My wise TV observation for the day is that the kids of Kid Nation are TOO adorable for words (well, most of them). I am SO GLAD that Zach got a gold star at last (awwww) and I would have given him one of the $50K ones, too, just for working so hard and being so ridiculously mature (only ten years old? are you sure?). In the end, every kid I was really hoping would get a gold star got one, although of course that could be clever editing making me think things turned out just right.

I do wish the last three stars had been voted on by the town instead of chosen by the Council, mainly so Council members like Michael and DK could have been eligible, too, and to see how everyone else felt about everybody. As long as Sophia still got one, because she rules. Their bios on CBS.com are totally fascinating, too. I think Alex could be our president right now and we’d be much better off. I also love how much Laurel loves reading and that she writes to authors. So awesome! Laurel, write to me! I’ll write back! Assuming she still has time to write to authors now that she’s a celebrity, of course.

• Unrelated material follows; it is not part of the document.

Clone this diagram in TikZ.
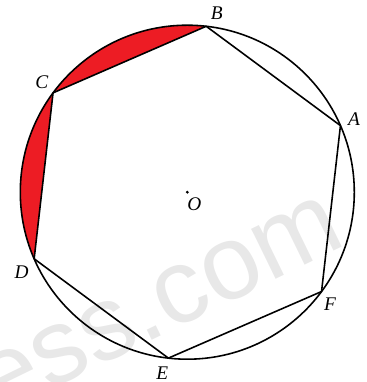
\documentclass[tikz,border=0pt]{standalone}
\usepackage{fontspec}
\setmainfont{Liberation Serif}
\setsansfont{Liberation Sans}
\definecolor{segred}{RGB}{237,28,36}
\begin{document}
\begin{tikzpicture}[x=0.02cm,y=0.02cm,line width=0.9pt,
  lbl/.style={font=\fontsize{11}{13}\selectfont\itshape, inner sep=0pt}]

% Frame
\useasboundingbox (-187.3,-189.8) rectangle (178.7,192.2);
\clip (-187.3,-189.8) rectangle (178.7,192.2);

% Watermark
\node[gray!18, font=\sffamily\fontsize{60}{60}\selectfont, rotate=26] (wm) at (-27,-113) {ess.com};

% Vertices
\coordinate (O) at (0,0);
\coordinate (A) at (23.5:167);
\coordinate (B) at (83.5:167);
\coordinate (C) at (143.5:167);
\coordinate (D) at (203.5:167);
\coordinate (E) at (263.5:167);
\coordinate (F) at (323.5:167);

% Shaded segments
\fill[segred] (B) arc[start angle=83.5, end angle=143.5, radius=167] -- cycle;
\fill[segred] (C) arc[start angle=143.5, end angle=203.5, radius=167] -- cycle;

% Circle
\draw (O) circle[radius=167];

% Hexagon
\draw[line join=round] (A) -- (B) -- (C) -- (D) -- (E) -- (F) -- cycle;

% Centre
\fill (O) circle[radius=1.6];

% Labels
\node[lbl] (lA) at (166.7,72.9) {A};
\node[lbl] (lB) at (29.4,178.9) {B};
\node[lbl] (lC) at (-145.6,110.5) {C};
\node[lbl] (lD) at (-165.6,-79.5) {D};
\node[lbl] (lE) at (-25,-181.1) {E};
\node[lbl] (lF) at (142.7,-111.8) {F};
\node[lbl] (lO) at (7,-11.8) {O};

\end{tikzpicture}
\end{document}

All right, I’m off to bed, since there is apparently something horribly wrong with me this week where I get tired at 11pm. WHAT. How am I supposed to write more books than Agatha Christie with a severe deficiency like that? (Interesting fun fact: according to Wikipedia, Agatha Christie found her own character Hercule Poirot “insufferable” and “a detestable, bombastic, tiresome ego-centric little creep”. !! And yet she wrote THIRTY books about him! Can you imagine spending that much time with someone you dislike so much? Why wouldn’t she have made him more likable somehow? I guess that shows admirable dedication to keeping her character consistent, but sheesh. I wonder if he has any of the Vital Likability Characteristics we’ve discussed here — not that I can remember from the last Poirot book I read, which was a while ago. HMMM!)

Quote of the Day: “Some of my best leading men have been dogs and horses.”